I couldn't find any existing libraries to help format international
mailing addresses. Turns out it's rather tedious. Not only do
different countries have different names for the components of an
address, but many countries have different formats for the city line.
And then there's Great Britain, er England, er ... yeah.
So I've started work on a plugin called Snail. My dream is that it
will grow to encapsulate the rules of international address formatting
and basic validation. It's just quite a lot for any one person.
The first release is up on GitHub at http://github.com/cainlevy/snail.
If your application has anything to do with addresses, and you think
it may need to go international, I hope you'll check it out!
I commend you on taking this on. This has been a huge pet peeve of
mine over the years, and only very expensive commercial solutions were
available to even do a fraction of the things necessary to manage
mailing addresses.
Have you thought about also creating parsers to help identify what the
address is, and which formatter to use? (like, identify which state/
province and country, then determine the rules around parsing and
formatting)
Also, I find that I often work with addresses that were inputted in
odd ways, and requires me to "scrub" them a lot.
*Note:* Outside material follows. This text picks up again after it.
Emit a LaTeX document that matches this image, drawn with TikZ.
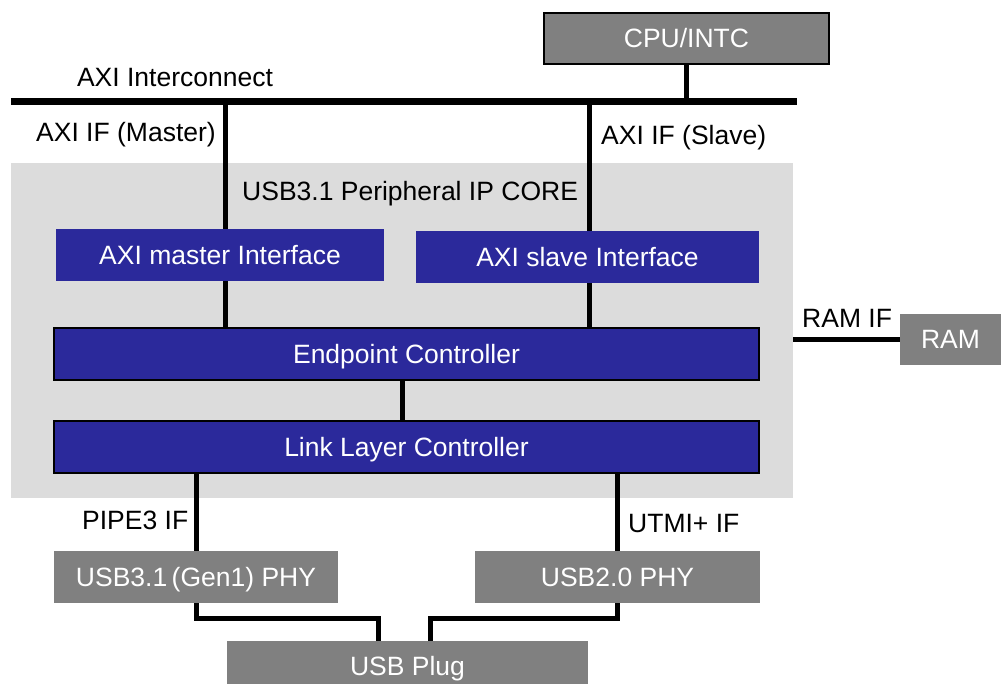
\documentclass[tikz,border=0pt]{standalone}
\usepackage{fontspec}
\setmainfont{Liberation Sans}
\usetikzlibrary{backgrounds}
\definecolor{ipblue}{RGB}{43,41,155}
\definecolor{blockgray}{RGB}{128,128,128}
\definecolor{coregray}{RGB}{220,220,220}
\tikzset{
  blk/.style={fill=ipblue,text=white,inner sep=0pt,minimum height=52pt,text height=19pt,text depth=0pt},
  phy/.style={fill=blockgray,text=white,inner sep=0pt,minimum height=52pt,text height=19pt,text depth=0pt},
  wire/.style={line width=5pt},
  lbl/.style={inner sep=0pt,anchor=base},
}
\begin{document}
\begin{tikzpicture}[x=1pt,y=-1pt,font=\fontsize{26.5}{30}\selectfont]
\useasboundingbox (0,0) rectangle (1001,684);
% blocks
\node[phy,draw=black,line width=1.5pt,minimum width=285pt,minimum height=51pt] (cpu) at (686.5,38.5) {CPU/INTC};
\coordinate (busL) at (11,102);
\coordinate (busR) at (797,102);
\node[blk,minimum width=328pt] (axim) at (220,255) {AXI master Interface};
\node[blk,minimum width=343pt] (axis) at (587.5,257) {AXI slave Interface};
\node[blk,draw=black,line width=1.5pt,minimum width=705pt] (epc) at (406.5,354) {Endpoint Controller};
\node[blk,draw=black,line width=1.5pt,minimum width=705pt] (llc) at (406.5,447) {Link Layer Controller};
\node[phy,minimum width=101pt,minimum height=51pt] (ram) at (950.5,339.5) {RAM};
\node[phy,minimum width=284pt] (phy3) at (196,577) {USB3.1\,(Gen1) PHY};
\node[phy,minimum width=285pt] (phy2) at (617.5,577) {USB2.0 PHY};
\node[phy,minimum width=361pt,minimum height=50pt] (plug) at (407.5,666) {USB Plug};
% labels
\node[lbl] (lbus) at (175,87) {AXI Interconnect};
\node[lbl,anchor=base east] (lmif) at (216,142) {AXI IF (Master)};
\node[lbl,anchor=base west] (lsif) at (601,145) {AXI IF (Slave)};
\node[lbl,anchor=base west] (lcore) at (242,201) {USB3.1 Peripheral IP CORE};
\node[lbl,anchor=base west] (lram) at (802,328) {RAM IF};
\node[lbl,anchor=base west] (lpipe) at (82,529) {PIPE3 IF};
\node[lbl,anchor=base west] (lutmi) at (628,532) {UTMI+ IF};
% wires
\begin{scope}[on background layer]
\node[fill=coregray,inner sep=0pt,minimum width=782pt,minimum height=335pt] (core) at (402,330.5) {};
\draw[line width=7pt] (busL) -- (busR);
\draw[wire] (cpu.south) -- (cpu.south |- busL);
\coordinate (mtap) at (225,102);
\coordinate (stap) at (589,102);
\draw[wire] (mtap) -- (mtap |- epc.north);
\draw[wire] (stap) -- (stap |- epc.north);
\draw[wire] ([xshift=-4.5pt]epc.south) -- ([xshift=-4.5pt]llc.north);
\draw[wire] (phy3.north) -- (phy3.north |- llc.south);
\draw[wire] (phy2.north) -- (phy2.north |- llc.south);
\draw[wire] (ram.west) -- (core.east |- ram.west);
\draw[wire] (phy3.south) -- ++(0,15) -| ([xshift=-29.5pt]plug.north);
\draw[wire] (phy2.south) -- ++(0,15) -| ([xshift=22.5pt]plug.north);
\end{scope}
\end{tikzpicture}
\end{document}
There are very
expensive commercial solutions for this, but no good open source
solutions, and especially no Ruby ones. Thought about putting in some
basic scrubbing rules as well (and possibly address verification
services)?
I haven’t thought about scrubbers and parsers. Sounds like a good fit, but I’m not in a position to really know the best approach, nor do I have an application requiring them that I could use for real-world test data.
My first priority with Snail is to make it easy for people to improve the areas that are most important to them. Right now I have a fixed origination country (USA) and no validation rules. I think the next step is to sketch out the validation system and make the origination country configurable, even if it still only supports USA. From there I hope that people will find it easy to add rules for the countries they know best.